Buns again

Cupcakes are all the rage but really they are just a fashionable version of good old buns or fairy cakes, fancier and seeming to be more fun, it is true. But often the shop ones are just lots of sickly icing with a horrible fake tasting bun underneath. Really they are so easy to make and you get lots for your mixing. To make them cup rather than bun you have to decorate them. The basic mixture is the same, however you flavour them:

Either:  4 oz of butter, sugar, and self raising flour plus 2 eggs for 12 buns or 6 oz of everything and 3 eggs for 18 plus.  This is also the standard cake mixture for a sandwich cake. For a classic Victoria, you weigh the eggs and then match the other ingredients to that - not that I have ever done this(to my shame) If you make 2 layers, with 4 or 6 oz, and then sandwich them with jam and perhaps some cream, bingo, you can call it a Victoria Sponge.
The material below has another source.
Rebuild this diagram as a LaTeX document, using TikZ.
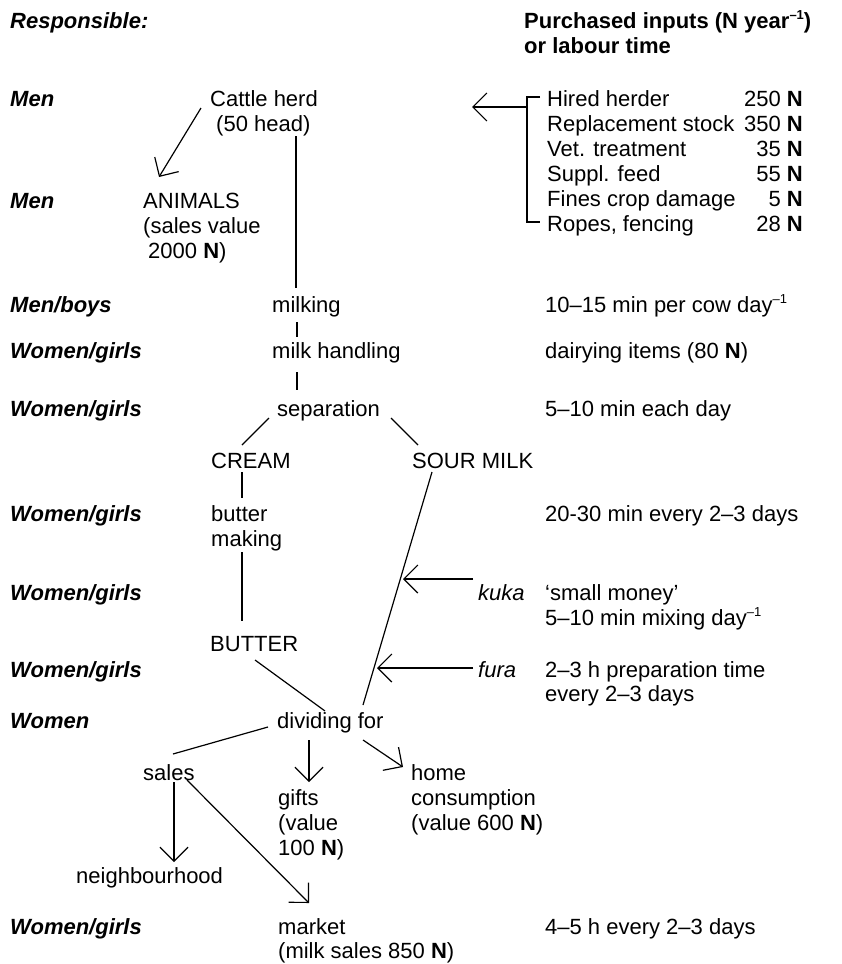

NB Butter does mean block butter, not margarine or any soft versions. I did use the soft baking margarine for years when I was hard up and they were anyway the latest thing as an ingredient to make mixing a cake easier. But I no longer think it is worth eating chemically altered fat when the real thing is a natural product and is easy to mix if you let it soften slightly out of the fridge. Butter is not cheap, though there is always one cheap brand which I look for, but cakes are a treat and need the best of everything. 

So - Take the butter out of the fridge to soften enough to make the mixing easy; add everything in together and add 1/2 tsp baking powder for 4 oz and a 1 tsp baking powder for a 6 oz mixture. A processor or a hand held beater will make the job even quicker and easier. 
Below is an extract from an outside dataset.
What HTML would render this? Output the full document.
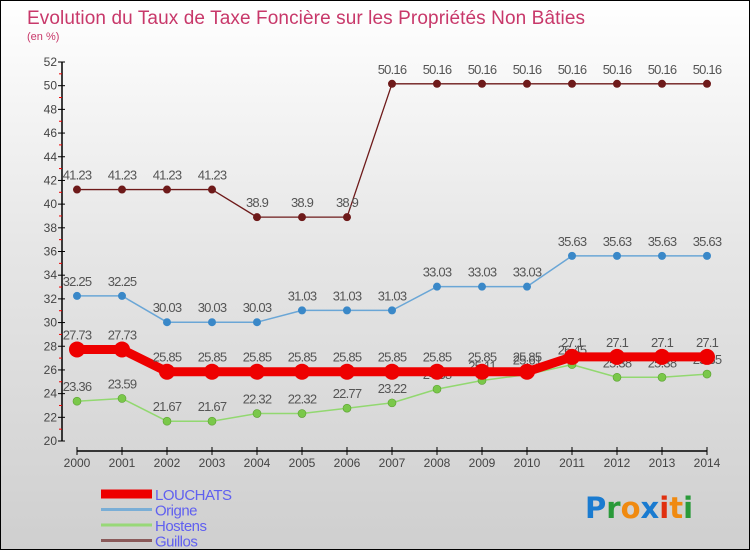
<!DOCTYPE html>
<html><head><meta charset="utf-8">
<style>
html,body{margin:0;padding:0;}
body{width:750px;height:550px;overflow:hidden;font-family:"Liberation Sans",sans-serif;}
#wrap{position:relative;width:748px;height:548px;border:1px solid #000;background:linear-gradient(#ffffff 0%,#e6e6e6 45%,#cfcfcf 100%);}
</style></head>
<body>
<div id="wrap">
<svg id="chart" width="748" height="548" style="position:absolute;left:0;top:0">
<text x="26" y="23" font-size="19" fill="#c8386a" textLength="558">Evolution du Taux de Taxe Foncière sur les Propriétés Non Bâties</text>
<text x="26" y="39" font-size="11" fill="#c8386a">(en %)</text>
<g id="axes"></g>
<g id="series"></g>
<g id="legend"></g>
<text x="584" y="517" font-size="29" font-weight="bold" font-family="'DejaVu Sans',sans-serif"><tspan fill="#1a7bd0">P</tspan><tspan fill="#2a9a3a">r</tspan><tspan fill="#f08a10">o</tspan><tspan fill="#1a7bd0">x</tspan><tspan fill="#e03010">i</tspan><tspan fill="#f08a10">t</tspan><tspan fill="#2a9a3a">i</tspan></text>
</svg>
</div>
<script>
const years=["2000","2001","2002","2003","2004","2005","2006","2007","2008","2009","2010","2011","2012","2013","2014"];
const louchats=[27.73,27.73,25.85,25.85,25.85,25.85,25.85,25.85,25.85,25.85,25.85,27.1,27.1,27.1,27.1];
const origne=[32.25,32.25,30.03,30.03,30.03,31.03,31.03,31.03,33.03,33.03,33.03,35.63,35.63,35.63,35.63];
const hostens=[23.36,23.59,21.67,21.67,22.32,22.32,22.77,23.22,24.38,25.11,25.61,26.45,25.38,25.38,25.65];
const guillos=[41.23,41.23,41.23,41.23,38.9,38.9,38.9,50.16,50.16,50.16,50.16,50.16,50.16,50.16,50.16];
const yTicks=[20,22,24,26,28,30,32,34,36,38,40,42,44,46,48,50,52];
const yMin=20,yMax=52;
const NS="http://www.w3.org/2000/svg";
function x(i){return 76+i*(630/(years.length-1));}
function y(v){return 440-(v-yMin)*(379/(yMax-yMin));}
function mk(tag,attrs,parent){const e=document.createElementNS(NS,tag);for(const k in attrs)e.setAttribute(k,attrs[k]);parent.appendChild(e);return e;}
const axes=document.getElementById('axes');
let a=mk('line',{x1:61,y1:y(yMax),x2:61,y2:y(yMin),stroke:'#000','stroke-width':1.5},axes);


yTicks.forEach(v=>{
 let t=mk('line',{x1:57,y1:y(v),x2:64,y2:y(v),stroke:'#000'},axes);
 
 
 if(v<yMax){mk('line',{x1:58,y1:y(v+1),x2:61,y2:y(v+1),stroke:'#e00'},axes);}
 let l=mk('text',{x:56,y:y(v)+4,'text-anchor':'end','font-size':12,fill:'#444'},axes);
 l.textContent=v;
 
 
});
let xa=mk('line',{x1:x(0),y1:450,x2:x(years.length-1),y2:450,stroke:'#000','stroke-width':1.5},axes);


years.forEach((yr,i)=>{
 mk('line',{x1:x(i),y1:446,x2:x(i),y2:454,stroke:'#000'},axes);
 let l=mk('text',{x:x(i),y:466,'text-anchor':'middle','font-size':12,fill:'#444'},axes);
 l.textContent=yr;
 
 
});
const series=[
 {name:'guillos',data:guillos,color:'#6e1a1a',w:1.3,r:4},
 {name:'origne',data:origne,color:'#6aa6d6',dot:'#3a88c8',w:1.5,r:4},
 {name:'hostens',data:hostens,color:'#92d870',dot:'#7ac84a',w:1.5,r:4},
 {name:'louchats',data:louchats,color:'#ee0000',w:9,r:8}
];
const sg=document.getElementById('series');
series.forEach(s=>{
 const g=mk('g',{},sg);
 
 
 const p=mk('polyline',{points:s.data.map((v,i)=>x(i)+','+y(v)).join(' '),fill:'none',stroke:s.color,'stroke-width':s.w,'stroke-linejoin':'round'},g);
 
 
 s.data.forEach((v,i)=>{
  const c=mk('circle',{cx:x(i),cy:y(v),r:s.r,fill:s.dot||s.color,stroke:s.name==='hostens'?'#5aa030':'none','stroke-width':0.6},g);
  
  
  const t=mk('text',{x:x(i),y:y(v)-10,'text-anchor':'middle','font-size':13,fill:'#555','letter-spacing':'-0.8'},g);
  t.textContent=String(v);
  
  
 });
});
const lg=document.getElementById('legend');
const leg=[['LOUCHATS','#ee0000',9],['Origne','#7aaed6',3],['Hostens','#98d878',3],['Guillos','#8a5a5a',3]];
leg.forEach((e,i)=>{
 const yy=493+i*15.5;
 const l=mk('line',{x1:100,y1:yy,x2:151,y2:yy,stroke:e[1],'stroke-width':e[2]},lg);
 
 
 const t=mk('text',{x:154,y:yy+6,'font-size':15,fill:'#6060f0','letter-spacing':'-0.5'},lg);
 t.textContent=e[0];
 
 
});
</script>
</body></html>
If you use a wooden spoon to mix them in the traditional way,(which is not hard and is very satisfying) cream the butter and sugar first, beat in the eggs gradually and then fold in the flour with a metal spoon.In theory at least you don't need baking powder added if you use this method, but if you are nervous you can use it.
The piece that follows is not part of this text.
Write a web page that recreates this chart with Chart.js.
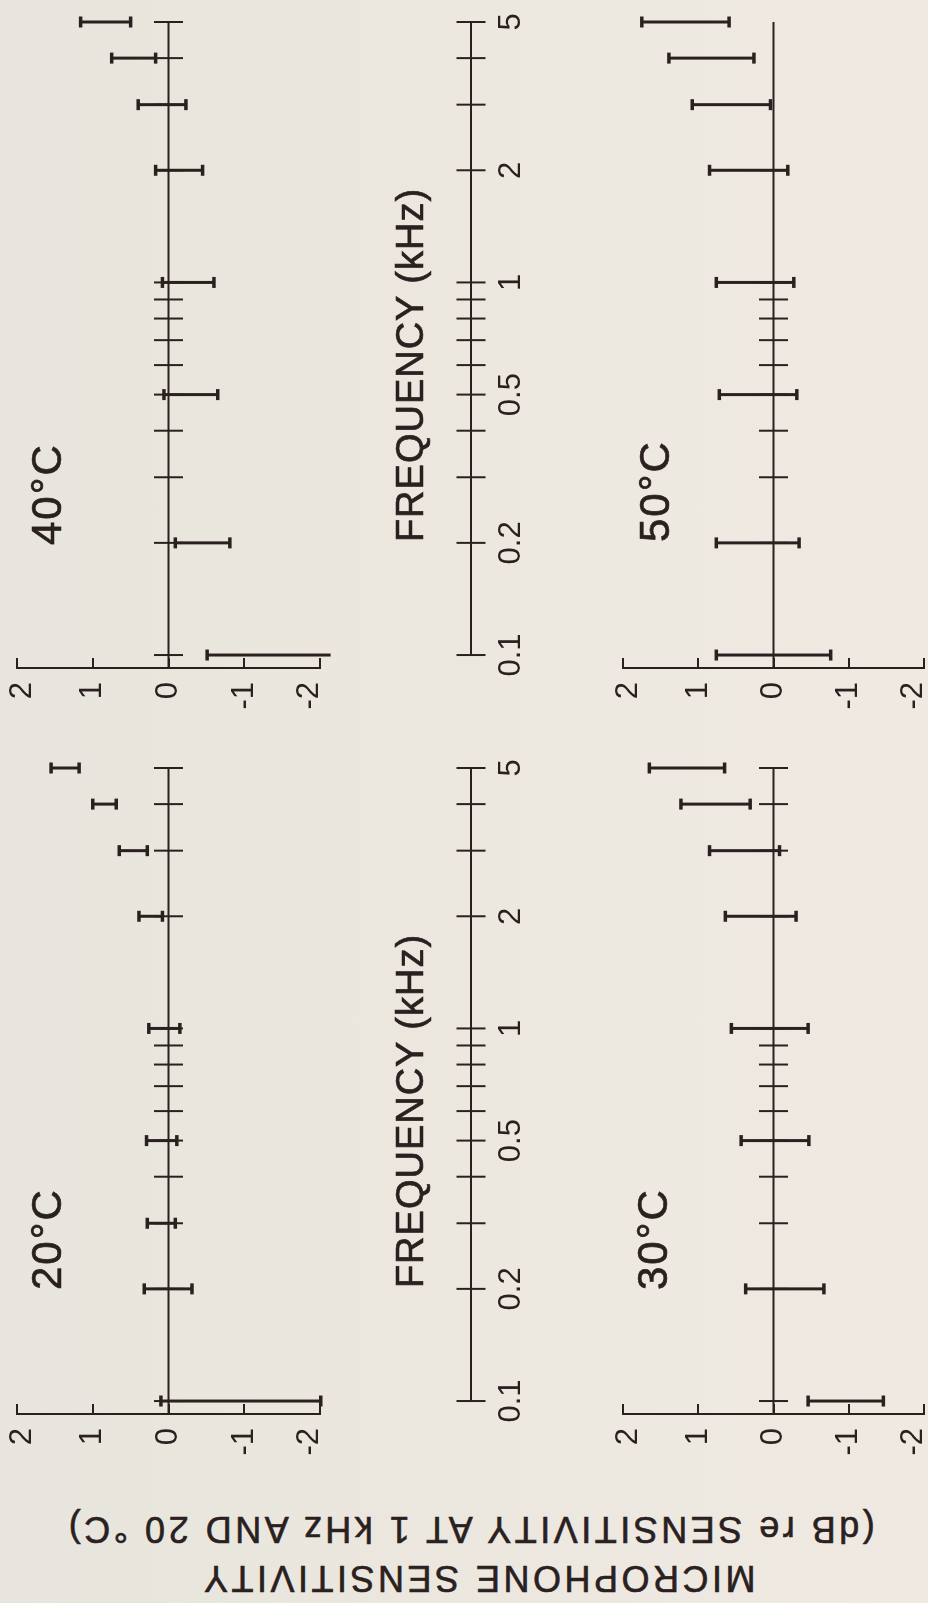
<!DOCTYPE html>
<html>
<head>
<meta charset="utf-8">
<title>Microphone sensitivity vs frequency</title>
<script src="https://cdn.jsdelivr.net/npm/chart.js@4.4.1/dist/chart.umd.min.js"></script>
<style>
  html, body { margin: 0; padding: 0; }
  body {
    width: 928px; height: 1603px; overflow: hidden; position: relative;
    background: linear-gradient(90deg, #e7e5dd 0%, #ebe7df 40%, #efe9e2 100%);
    font-family: 'Liberation Sans', Arial, sans-serif; color: #2a2020;
  }
  /* figure is laid out upright, then turned a quarter turn like the scan */
  #fig {
    position: absolute; left: 0; top: 0; width: 1603px; height: 928px;
    transform-origin: 0 0; transform: translate(0, 1603px) rotate(-90deg);
  }
  .box { position: absolute; }
  .lbl {
    position: absolute; font-size: 42px; line-height: 42px; letter-spacing: 2px;
    white-space: nowrap; -webkit-text-stroke: 0.7px #2a2020;
  }
  .ftitle {
    position: absolute; width: 420px; text-align: center; font-size: 38px; line-height: 38px;
    letter-spacing: 1px; white-space: nowrap; -webkit-text-stroke: 0.7px #2a2020;
  }
  #ylab {
    position: absolute; left: -414px; top: 414px; width: 928px; height: 100px;
    transform: rotate(-90deg); font-size: 36px; line-height: 49px; letter-spacing: 3.5px;
    text-align: center; white-space: nowrap; -webkit-text-stroke: 0.6px #2a2020;
  }
</style>
</head>
<body>
<div id="fig">
  <div id="ylab">
    <div style="padding-right:28px">MICROPHONE SENSITIVITY</div>
    <div style="padding-right:12px">(dB re SENSITIVITY AT 1 kHz AND 20 °C)</div>
  </div>

  <div class="box" style="left:89px;top:0px"><canvas id="c20" width="761" height="340"></canvas></div>
  <div class="box" style="left:835px;top:0px"><canvas id="c40" width="761" height="340"></canvas></div>
  <div class="box" style="left:89px;top:600px"><canvas id="c30" width="761" height="328"></canvas></div>
  <div class="box" style="left:835px;top:600px"><canvas id="c50" width="761" height="328"></canvas></div>
  <div class="box" style="left:89px;top:420px"><canvas id="ax0" width="761" height="110"></canvas></div>
  <div class="box" style="left:835px;top:420px"><canvas id="ax1" width="761" height="110"></canvas></div>

  <div class="ftitle" style="left:282px;top:391px">FREQUENCY (kHz)</div>
  <div class="ftitle" style="left:1028px;top:391px">FREQUENCY (kHz)</div>

  <div class="lbl" style="left:313px;top:26px">20°C</div>
  <div class="lbl" style="left:1058px;top:26px">40°C</div>
  <div class="lbl" style="left:313px;top:632px">30°C</div>
  <div class="lbl" style="left:1061px;top:634px">50°C</div>
</div>

<script>
// ── Data (kHz, dB) ─────────────────────────────────────────────
const FMIN = 0.0923;   // where the dB axis sits, just below 0.1 kHz
const FMAX = 5;

const FREQ_TICKS  = [0.1, 0.2, 0.3, 0.4, 0.5, 0.6, 0.7, 0.8, 0.9, 1, 2, 3, 4, 5];
const AXIS_LABELS = [0.1, 0.2, 0.5, 1, 2, 5];
const DB_TICKS    = [-2, -1, 0, 1, 2];

// 20 °C
const T20_FREQ = [0.1, 0.2, 0.3, 0.5, 1, 2, 3, 4, 5];
const T20_HI   = [0.10, 0.32, 0.28, 0.29, 0.26, 0.39, 0.65, 1.00, 1.55];
const T20_LO   = [-2.01, -0.31, -0.09, -0.11, -0.15, 0.08, 0.28, 0.69, 1.18];
const T20_TICKS = FREQ_TICKS;

// 40 °C
const T40_FREQ = [0.1, 0.2, 0.5, 1, 2, 3, 4, 5];
const T40_HI   = [-0.51, -0.09, 0.06, 0.08, 0.17, 0.40, 0.75, 1.16];
const T40_LO   = [-2.14, -0.81, -0.65, -0.60, -0.45, -0.23, 0.17, 0.50];
const T40_TICKS = FREQ_TICKS;

// 30 °C
const T30_FREQ = [0.1, 0.2, 0.5, 1, 2, 3, 4, 5];
const T30_HI   = [-0.46, 0.37, 0.43, 0.56, 0.64, 0.85, 1.23, 1.65];
const T30_LO   = [-1.46, -0.67, -0.47, -0.46, -0.30, -0.08, 0.31, 0.65];
const T30_TICKS = FREQ_TICKS;

// 50 °C
const T50_FREQ = [0.1, 0.2, 0.5, 1, 2, 3, 4, 5];
const T50_HI   = [0.76, 0.76, 0.72, 0.76, 0.85, 1.08, 1.39, 1.75];
const T50_LO   = [-0.76, -0.34, -0.31, -0.27, -0.19, 0.04, 0.26, 0.59];
const T50_TICKS = [0.1, 0.2, 0.3, 0.4, 0.5, 0.6, 0.7, 0.8, 0.9, 1, 2];

// ── Style ──────────────────────────────────────────────────────
const INK  = '#2a2020';
const FONT = "'Liberation Sans', Arial, sans-serif";

// ── Helpers ────────────────────────────────────────────────────
function zeroLine() {
  return {
    data: [{ x: FMIN, y: 0 }, { x: FMAX, y: 0 }],
    showLine: true, borderColor: INK, borderWidth: 2,
    pointRadius: 0, clip: false, order: 3,
  };
}

function freqMarks(ticks) {
  return {
    data: ticks.map((f) => ({ x: f, y: 0 })),
    showLine: false, pointStyle: 'line', pointRotation: 90,
    pointRadius: 14.5, pointBorderWidth: 2, pointBorderColor: INK,
    clip: false, order: 2,
  };
}

function errorBars(freqs, lo, hi) {
  return freqs.map((f, i) => ({
    data: [{ x: f, y: lo[i] }, { x: f, y: hi[i] }],
    showLine: true, borderColor: INK, borderWidth: 3,
    pointStyle: 'line', pointRadius: 5.5, pointBorderWidth: 3.5,
    pointBorderColor: INK, clip: false, order: 1,
  }));
}

// keep the plot box exactly where the padding puts it (no room for end labels)
const noEndPadding = (s) => { s.paddingTop = 0; s.paddingBottom = 0; s.paddingLeft = 0; s.paddingRight = 0; };

// end labels sit a little inside the axis ends, as on the drawing:
// a blank second line plus a small line height nudges them inward
const dbLabel = (v) => (v === 2 ? ['', '2'] : v === -2 ? ['-2', ''] : String(v));
const dbFont = (ctx) => {
  const v = ctx.tick ? ctx.tick.value : 0;
  const lh = v === 2 ? '10px' : v === -2 ? '22px' : 1.2;
  return { family: FONT, size: 31, lineHeight: lh };
};

function panel(id, freqs, lo, hi, ticks, padTop, padBottom) {
  new Chart(document.getElementById(id), {
    type: 'scatter',
    data: { datasets: [zeroLine(), freqMarks(ticks), ...errorBars(freqs, lo, hi)] },
    options: {
      responsive: false,
      animation: false,
      events: [],
      layout: { autoPadding: false, padding: { left: 0, right: 15, top: padTop, bottom: padBottom } },
      plugins: { legend: { display: false }, tooltip: { enabled: false } },
      scales: {
        x: { type: 'logarithmic', min: FMIN, max: FMAX, display: false },
        y: {
          min: -2, max: 2,
          afterBuildTicks: (s) => { s.ticks = DB_TICKS.map((v) => ({ value: v })); },
          afterFit: (s) => { s.width = 100; noEndPadding(s); },
          border: { display: true, color: INK, width: 2 },
          grid: { drawOnChartArea: false, drawTicks: true, tickLength: -10, color: INK, lineWidth: 2 },
          ticks: { color: INK, padding: 24, font: dbFont, callback: dbLabel },
        },
      },
    },
  });
}

function freqAxis(id) {
  new Chart(document.getElementById(id), {
    type: 'scatter',
    data: {
      datasets: [
        { data: [{ x: 0.1, y: 0 }, { x: FMAX, y: 0 }], showLine: true, borderColor: INK,
          borderWidth: 2, pointRadius: 0, clip: false },
        freqMarks(FREQ_TICKS),
      ],
    },
    options: {
      responsive: false,
      animation: false,
      events: [],
      layout: { autoPadding: false, padding: { left: 100, right: 15, top: 36, bottom: 4 } },
      plugins: { legend: { display: false }, tooltip: { enabled: false } },
      scales: {
        x: {
          type: 'logarithmic', min: FMIN, max: FMAX, position: 'bottom',
          afterBuildTicks: (s) => { s.ticks = AXIS_LABELS.map((v) => ({ value: v })); },
          afterFit: (s) => { s.height = 40; noEndPadding(s); },
          border: { display: false },
          grid: { display: false, drawTicks: false },
          ticks: {
            color: INK, padding: 7, autoSkip: false, maxRotation: 0, minRotation: 0,
            font: { family: FONT, size: 31 }, callback: (v) => String(v),
          },
        },
        y: { min: -1, max: 1, display: false },
      },
    },
  });
}

// ── Draw ───────────────────────────────────────────────────────
panel('c20', T20_FREQ, T20_LO, T20_HI, T20_TICKS, 17, 20);
panel('c40', T40_FREQ, T40_LO, T40_HI, T40_TICKS, 17, 20);
panel('c30', T30_FREQ, T30_LO, T30_HI, T30_TICKS, 23, 4);
panel('c50', T50_FREQ, T50_LO, T50_HI, T50_TICKS, 23, 4);
freqAxis('ax0');
freqAxis('ax1');
</script>
</body>
</html>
Whichever method use, the quick all in or the traditional in stages,you need to end with a light fluffy mixture that drops off your spoon. If it seems heavy or stiff, add a few drops of hot water from the kettle.


These choco coffee ones are a sophisticated take on a chocolate version and could be even served for a pudding, as K does her coffee ones. They don't need baking powder unless you really skimp on the mixing.


Chocolate Expresso Buns (cupcakes)

6 oz butter
6oz soft brown sugar - dark or light
3 eggs
6 oz SR flour plus 1 tsp baking powder
1oz cocoa powder
3 tablespoons instant expresso coffee powder mixed with
1tbs hot water


1) Beat the cake ingredients together in a mixer or by hand, adding the dissolved coffee at the end. If the mixture is not dropping off the spoon, add 1 tbs milk.
2) Put dessertspoonfuls into bun cases in a tin - you will have at least 12 but if you put less in each it easily makes 18.You may need to do them in 2 batches if you haven't got 2 tins.
3) Bake at No 5 for 15/20 mins till firm and risen.
4) When cool ice with:

4 oz butter
2oz plain choc melted
8 oz icing sugar
1 level tbs instant expresso coffee powder
1 level tbs cocoa
2 tbs boiling water

Beat the dissolved cocoa and coffee into the butter, then beat in the chocolate and then the icing sugar.

You could put the mixture into a shallow tin,11' by 7' and cut it into pieces after icing. But then it is that old fashioned 70s event, a 'tray bake'.


If you want to enjoy these but there are too many of them for health, the waist line etc, freeze some of them un-iced and some icing separately and then get them out later on.